Any movement toward a consistent source of data was viewed as a win. One CFO noted, “Moving to a fund administrator has been very, very helpful.” Another commented that “the amount of value my team gets out of the [portfolio management system] on a daily basis is greater than I could have imagined.” Another participant described their new system as “invaluable. When I’m reviewing reports on portfolio companies that we send to our investors, I can actually trace a data point in question back to where it came from.”
What about AI?
Invariably, when mentioning process improvement, AI comes up. According to one CFO, AI is “doing the things that no human would've thought to do because it can look at a wider scope of data…if AI tools can free up time so that I or other humans can do higher level thinking, that's the real silver bullet.”
The group identified AI’s potential to improve operational efficiency—automating invoice processing, generating elements of investor reports, and performing natural language processing to extract insights from portfolio data—but many had concerns about data governance and compliance.
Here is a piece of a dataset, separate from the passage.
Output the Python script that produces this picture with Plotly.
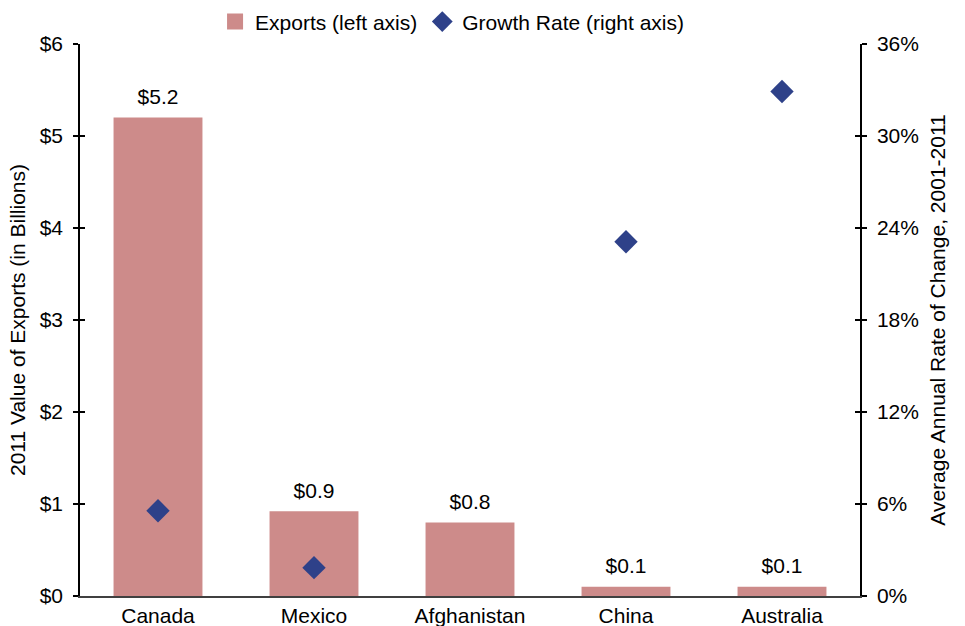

Several worried about the possibility of SEC regulation and retrospective fines for the use of data that might be later prohibited. To address this, some CFOs currently only use AI tools on internal data and keep the results of this analysis internal as well. Both diligence and fundraising seemed to be end-uses that internally-targeted AI could readily address.
Cost and flexibility remained another top concern. One CFO commented: “Pulling data on a real-time basis will get really expensive, extremely fast.”
Future technology applications
Integrating data across platforms and systems remains the Holy Grail. One CFO envisioned a single solution that integrated reporting on portfolio company KPIs with investor reporting and the Customer Relationship Management (CRM) system so that the team could analyze the information at will. Another looked for a solution that simplified invoice approval and payment processing by flagging exceptions.
Removing manual data entry will make everyone’s lives better
None of the systems these individuals had adopted was perfect, but they acknowledged that the system is only part of the solution. By deeply committing to its adoption and integration, participants identified useful functionality that had not been part of their initial vision and made up for limitations. “The system itself is not going to be why you're successful,” observed one CFO. “You’re successful due to the [effort and time] you're willing to put into it.”
Participants observed that another element of successfully adopting technology was allowing time to learn its intricacies. “It’s time-consuming,” admitted one CFO. “But long-term, it makes a huge difference. Just this past quarter, reports were produced much more quickly, and it was easier to review the information.” One participant summed up the entire fast-moving conversation with the comment that “taking manual data entry out of my team’s jobs will make everyone’s lives better.”